|From Poland to Georgia: Edinburgh festival crosses borders|
|April 02, 2008|
April 2, 2008
And, on perhaps a less elevated note, Matthew Bourne, creator of such hit ballet-theatre pieces as The Car Man and his all-male Swan Lake, will premiere his dance version of The Picture of Dorian Gray, which will see the usually carnivalesque Bourne move into darker territory.
Big names in the festival will include a residency from the dynamic, visionary Russian conductor Valery Gergiev, who will bring his Mariinsky Opera (formerly the Kirov) to Edinburgh in a Polish-language production of the rarely seen Szymanowski opera King Roger. Gergiev will also lead the London Symphony Orchestra through all seven of Prokofiev's symphonies and all his violin concertos, with the Greek virtuoso Leonidas Kavakos as soloist. The Szymanowski was, said Mills, "a moment of personal indulgence - but I believe Szymanowski is as important as Janacek and up there with Berg and Sibelius. King Roger is a masterwork of the operatic repertoire."
The young Venezuelan conductor Gustavo Dudamel, who took Edinburgh and the Proms by storm last year when he brought his Simón Bolívar National Youth Orchestra of Venezuela to the UK, will return, this time with the critically acclaimed Gothenburg Symphony Orchestra.
This year sees the theatre programme in the festival is considerably bumped-up compared with previous festivals. The National Theatre of Scotland, which premiered Gregory Burke's Black Watch at the 2006 festival - a play that has toured to Broadway, Los Angeles, Australia and is now playing in Glenrothes, Fife, the heartland of the regiment's recruiting grounds - will present a new work by David Harrower. The play, 365 One Night To Learn A Lifetime, charts the journeys of adolescents in care as they make their first steps in the world by way of so-called "practice flats". The National Theatre's artistic director, Vicky Featherstone, will direct. "It's picaresque, convulsing, turbulent, colliding narratives," said Mills.
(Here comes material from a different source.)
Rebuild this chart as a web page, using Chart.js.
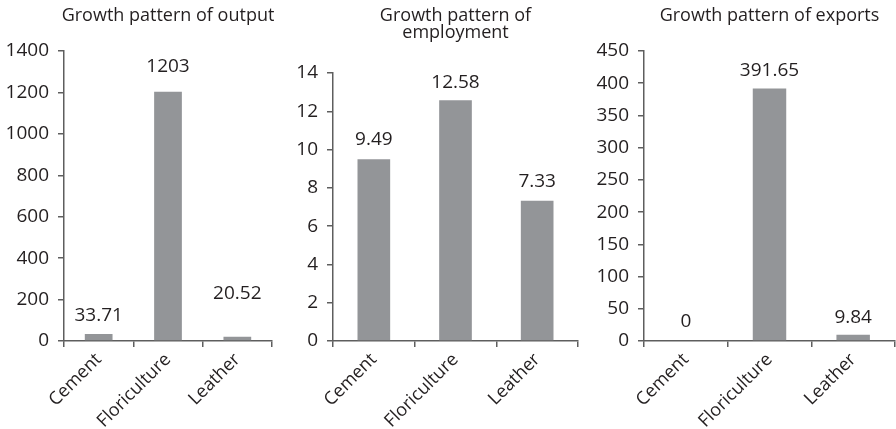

British playwriting will be seen through Polish eyes as Sarah Kane's now classic drama, 4.48 Psychosis, is brought to the festival by the company TR Warszawa. And a Bosnian company, East West Theatre Company, will present a version of Nigel Williams' play Class Enemy. Originally set in 1978 in south London, the Bosnian company transports the action to Sarajevo, 2007. Mills said, "I saw this production in the bombed-out wreck of the engineering faculty of Sarajevo. This is a very intense, fantastic young company, who are setting an example of how young Croatians, Serbians and Bosnians can come together through the theatre."
Also in the theatre programme, a collaboration between Muziektheater Transparent and Collegium Vocale Gent sees a recital of heart-stopping Schubert songs apparently interrupted by people who want to talk about their experiences as Dutch wartime volunteers for the SS. The play, Ruhe, is based on interviews with Dutch Nazis conducted in the 1960s. "It's so intimate; there's no escape. If you are sitting in the audience the person next to you could turn out to be a Nazi border guard," said Mills.
The State Ballet of Georgia will bring Giselle for fans of romantic tutu'd dance, with Nina Ananiashvili, formerly a star of the Bolshoi and New York City Ballet, in the title role, one of her signature parts. Tbilisi-born Ananiashvili is also the artistic director of the company - and they will also bring works by Balanchine, definitively associated with New York but in fact born in Georgia.
The famous Iranian film director Abbas Kiarostami will present an installation called Looking at Tazieh - a form of Shi'ite passion play, with music and singing - in which multiple screens show the different aspects of this ancient and, to UK eyes, alien art form. It will focus not only on the performers but also on the Iranian audiences, who attend outdoor performances of tazieh in large numbers.
Mills said that the festival had broken even last year, but was still carrying a £250,000 accumulated deficit. Its public funding - from the Scottish Executive, Edinburgh city council and the Scottish Arts Council - has been raised by £600,000 this year. "We have communicated very clearly with the government and they have acknowledged that what we need to fulfill the very high expectations of the festival comes at an international price," said Mills.
The emergence of other strong international festivals, such as Manchester's was, far from being unwelcome competition, a good thing, he said: "Any competition that keeps us on our mettle is welcome. Manchester's failure would have been more of a problem to us than its success."